A mudança iria além do nome. Na prática, os integrantes da comissão evitariam adentrar a área judicial, concentrando-se na busca de informações para esclarecer fatos da época.
Vannuchi diz que não se deve esperar que a comissão tenha caráter judicial nem acreditar que possa ser dominada por algum espírito de revanchismo. "Busca-se sobretudo o reconhecimento pleno do que ocorreu", afirma.
A margem de negociação de Jobim é mais estreita. Sabe-se que aceitaria no máximo a criação de uma Comissão de Reconciliação.
PRESSÕES
Diante do impasse, a decisão deve ficar para o presidente Lula. A data prevista para o anúncio do Plano Nacional de Direitos Humanos, o terceiro desde 1991, está cada vez mais próxima e as pressões dos grupos interessados na questão aumentam.
Vannuchi é um petista histórico. Antes da redemocratização militou na esquerda, participou de uma organização que defendia a resistência armada, foi preso e torturado. Um parente dele, Alexandre Vannuchi Leme, morreu nas mãos da polícia política. Não seria exato, porém, afirmar que defende suas posições baseado exclusivamente em convicções pessoais. No caso da comissão, é empurrado também pelo dever de ofício.
A decisão de incluir a comissão no Plano Nacional não partiu de Vannuchi, mas da Conferência Nacional de Direitos Humanos, realizada em dezembro do ano passado. Foram seus participantes, investidos de poderes deliberativos, que votaram pela criação da comissão. A propósito, vale recordar que naquele encontro os dois representantes do Ministério da Defesa votaram contra a proposta. Foram 25 votos a favor e dois contra.
Outro fator que empurra Vannuchi vem do exterior. É cada vez maior a pressão internacional para que o Brasil conclua o processo de restauração democrática, com o esclarecimento de fatos do período - para evitar a repetição de ciclos de violência.
À frente da pasta de Direitos Humanos ele vem enfrentando críticas de grupos de familiares de mortos e desaparecidos. Neste ano o motivo foi não ter conseguido frear Jobim no caso da expedição enviada ao Pará, em busca de corpos dos desaparecidos na Guerrilha do Araguaia.
Os familiares queriam que a expedição ficasse sob controle civil, vinculada à Comissão Especial sobre Mortos e Desaparecidos. Não achavam correto que os militares, inimigos dos guerrilheiros no passado, comandassem as buscas.
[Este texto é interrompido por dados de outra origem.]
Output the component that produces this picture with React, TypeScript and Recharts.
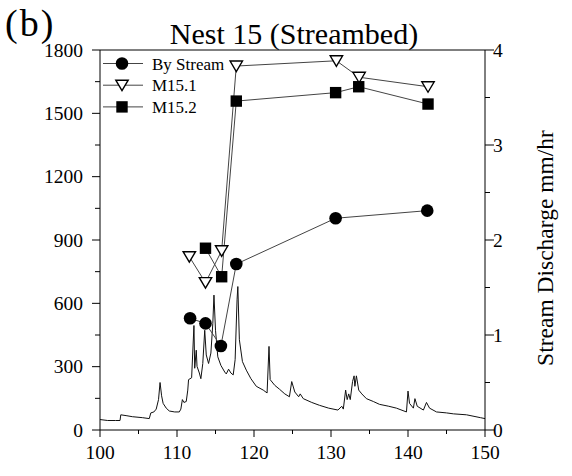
import { ComposedChart, Line, XAxis, YAxis, ReferenceLine } from 'recharts'

// stream discharge hydrograph (day, mm/hr) - right axis
const flowDay = [
  100.0, 101.0, 102.0, 102.6, 102.7, 103.5, 104.2, 105.5, 106.4, 106.6, 107.0, 107.3, 107.6, 107.8, 108.0,
  108.2, 108.6, 109.0, 109.7, 110.3, 110.5, 110.7, 110.9, 111.2, 111.4, 111.5, 111.9, 112.2, 112.3, 112.5,
  112.6, 112.9, 113.1, 113.35, 113.6, 113.8, 114.1, 114.4, 114.65, 114.8, 115.0, 115.3, 115.7, 116.2, 116.4,
  116.7, 117.0, 117.3, 117.55, 117.8, 117.9, 118.1, 118.5, 119.0, 119.6, 120.3, 121.2, 121.7, 121.95, 122.1,
  122.7, 123.3, 124.0, 124.6, 124.9, 125.3, 125.8, 126.0, 126.4, 127.5, 128.5, 129.7, 130.9, 131.4, 131.6,
  131.9, 132.1, 132.3, 132.5, 132.8, 133.0, 133.1, 133.3, 133.6, 134.0, 134.6, 135.5, 136.3, 137.5, 138.5,
  139.8, 140.0, 140.2, 140.7, 140.9, 141.2, 142.0, 142.4, 142.8, 143.7, 145.0, 145.9, 147.6, 149.4, 150.0,
]
const flowRate = [
  0.11, 0.10, 0.10, 0.10, 0.16, 0.15, 0.14, 0.13, 0.12, 0.18, 0.19, 0.22, 0.32, 0.50, 0.36,
  0.28, 0.23, 0.20, 0.19, 0.19, 0.22, 0.32, 0.29, 0.30, 0.42, 0.53, 0.55, 1.10, 0.65, 0.84,
  0.67, 0.60, 0.54, 0.70, 1.05, 0.79, 0.70, 0.81, 1.12, 1.42, 1.05, 0.77, 0.68, 0.61, 0.59,
  0.64, 0.60, 0.58, 0.74, 1.37, 1.51, 0.95, 0.72, 0.63, 0.54, 0.46, 0.42, 0.39, 0.88, 0.53,
  0.47, 0.43, 0.38, 0.35, 0.51, 0.40, 0.35, 0.38, 0.33, 0.29, 0.26, 0.23, 0.21, 0.25, 0.22,
  0.42, 0.32, 0.38, 0.32, 0.51, 0.57, 0.46, 0.57, 0.42, 0.38, 0.33, 0.30, 0.27, 0.25, 0.23,
  0.19, 0.41, 0.28, 0.23, 0.33, 0.25, 0.21, 0.29, 0.23, 0.19, 0.18, 0.17, 0.16, 0.13, 0.12,
]

// point series - left axis
const byStreamDay = [111.7, 113.7, 115.7, 117.7, 130.6, 142.5]
const byStreamVal = [529, 505, 398, 786, 1003, 1039]
const m151Day = [111.6, 113.7, 115.8, 117.7, 130.7, 133.65, 142.6]
const m151Val = [821, 698, 849, 1724, 1749, 1671, 1626]
const m152Day = [113.7, 115.8, 117.7, 130.6, 133.6, 142.6]
const m152Val = [861, 726, 1558, 1598, 1626, 1544]

const xTicks = [100, 105, 110, 115, 120, 125, 130, 135, 140, 145, 150]
const leftTicks = [0, 150, 300, 450, 600, 750, 900, 1050, 1200, 1350, 1500, 1650, 1800]
const rightTicks = [0, 0.5, 1, 1.5, 2, 2.5, 3, 3.5, 4]

const zip = (xs: number[], ys: number[]) => xs.map((x, i) => ({ x, y: ys[i] }))
const flow = zip(flowDay, flowRate)
const byStream = zip(byStreamDay, byStreamVal)
const m151 = zip(m151Day, m151Val)
const m152 = zip(m152Day, m152Val)

const FONT = '"Liberation Serif", "Times New Roman", serif'

const XTick = (p: any) => {
  const major = p.payload.value % 10 === 0
  return (
    <g>
      <line x1={p.x} x2={p.x} y1={p.y} y2={p.y + (major ? 7 : 4)} stroke="#000" />
      {major && (
        <text x={p.x} y={p.y + 29} textAnchor="middle" fontSize={19.5} fontFamily={FONT} fill="#000">
          {p.payload.value}
        </text>
      )}
    </g>
  )
}

const LeftTick = (p: any) => {
  const major = p.payload.value % 300 === 0
  return (
    <g>
      <line x1={p.x} x2={p.x - (major ? 8 : 5)} y1={p.y} y2={p.y} stroke="#000" />
      {major && (
        <text x={p.x - 17} y={p.y + 6.5} textAnchor="end" fontSize={19.5} fontFamily={FONT} fill="#000">
          {p.payload.value}
        </text>
      )}
    </g>
  )
}

const RightTick = (p: any) => {
  const major = Number.isInteger(p.payload.value)
  return (
    <g>
      <line x1={p.x} x2={p.x + (major ? 9 : 5)} y1={p.y} y2={p.y} stroke="#000" />
      {major && (
        <text x={p.x + 8} y={p.y + 6.5} textAnchor="start" fontSize={19.5} fontFamily={FONT} fill="#000">
          {p.payload.value}
        </text>
      )}
    </g>
  )
}

const circleDot = (p: any) => <circle key={p.index} cx={p.cx} cy={p.cy} r={6.3} fill="#000" />
const squareDot = (p: any) => <rect key={p.index} x={p.cx - 5.7} y={p.cy - 5.7} width={11.4} height={11.4} fill="#000" />
const triDot = (p: any) => (
  <path
    key={p.index}
    d={`M${p.cx - 6.2},${p.cy - 5} L${p.cx + 6.2},${p.cy - 5} L${p.cx},${p.cy + 5.5} Z`}
    fill="#fff"
    stroke="#000"
    strokeWidth={1.4}
  />
)

const legendRows = [
  { label: 'By Stream', kind: 'circle' },
  { label: 'M15.1', kind: 'tri' },
  { label: 'M15.2', kind: 'square' },
]

export default function App() {
  return (
    <div style={{ position: 'absolute', left: 0, top: 0, width: 572, height: 476, background: '#fff' }}>
      <ComposedChart width={572} height={476} margin={{ top: 50, right: 0, bottom: 0, left: 0 }}>
        <XAxis
          type="number"
          dataKey="x"
          domain={[100, 150]}
          ticks={xTicks}
          interval={0}
          height={46}
          tickSize={0}
          tickMargin={0}
          tickLine={false}
          tick={XTick}
          axisLine={{ stroke: '#000' }}
        />
        <YAxis
          yAxisId="left"
          domain={[0, 1800]}
          ticks={leftTicks}
          interval={0}
          width={100}
          tickSize={0}
          tickMargin={0}
          tickLine={false}
          tick={LeftTick}
          axisLine={{ stroke: '#000' }}
        />
        <YAxis
          yAxisId="right"
          orientation="right"
          domain={[0, 4]}
          ticks={rightTicks}
          interval={0}
          width={87}
          tickSize={0}
          tickMargin={0}
          tickLine={false}
          tick={RightTick}
          axisLine={{ stroke: '#000' }}
        />
        <ReferenceLine yAxisId="left" y={1800} stroke="#000" />
        <Line
          yAxisId="right"
          data={flow}
          dataKey="y"
          type="linear"
          stroke="#111"
          strokeWidth={1}
          dot={false}
          activeDot={false}
          isAnimationActive={false}
        />
        <Line
          yAxisId="left"
          data={m151}
          dataKey="y"
          type="linear"
          stroke="#444"
          strokeWidth={1}
          dot={triDot}
          activeDot={false}
          isAnimationActive={false}
        />
        <Line
          yAxisId="left"
          data={m152}
          dataKey="y"
          type="linear"
          stroke="#444"
          strokeWidth={1}
          dot={squareDot}
          activeDot={false}
          isAnimationActive={false}
        />
        <Line
          yAxisId="left"
          data={byStream}
          dataKey="y"
          type="linear"
          stroke="#444"
          strokeWidth={1}
          dot={circleDot}
          activeDot={false}
          isAnimationActive={false}
        />
      </ComposedChart>
      <svg
        width={572}
        height={476}
        style={{ position: 'absolute', left: 0, top: 0, pointerEvents: 'none' }}
        fontFamily={FONT}
      >
        <text x={5} y={36} fontSize={38} letterSpacing={2} fill="#000">(b)</text>
        <text x={294} y={44} fontSize={30} textAnchor="middle" fill="#000">Nest 15 (Streambed)</text>
        <text transform="translate(553,248) rotate(-90)" textAnchor="middle" fontSize={23.5} fill="#000">
          Stream Discharge mm/hr
        </text>
        {legendRows.map((r, i) => {
          const cy = 63.5 + i * 21.7
          return (
            <g key={r.label}>
              <line x1={103} x2={143} y1={cy} y2={cy} stroke="#444" />
              {r.kind === 'circle' && circleDot({ cx: 122, cy, index: i })}
              {r.kind === 'tri' && triDot({ cx: 122, cy, index: i })}
              {r.kind === 'square' && squareDot({ cx: 122, cy, index: i })}
              <text x={152} y={cy + 6} fontSize={17} fill="#000">{r.label}</text>
            </g>
          )
        })}
      </svg>
    </div>
  )
}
Mas foi o que ocorreu, após Jobim vencer uma queda de braço com Vannuchi.
Indignada, a presidente do grupo Tortura Nunca Mais do Rio de Janeiro, Cecília Coimbra, chegou a dizer que as buscas não passavam de encenação para a mídia.O temor agora é de que se crie uma comissão sem força, apenas para dar uma resposta às organizações internacionais de direitos humanos.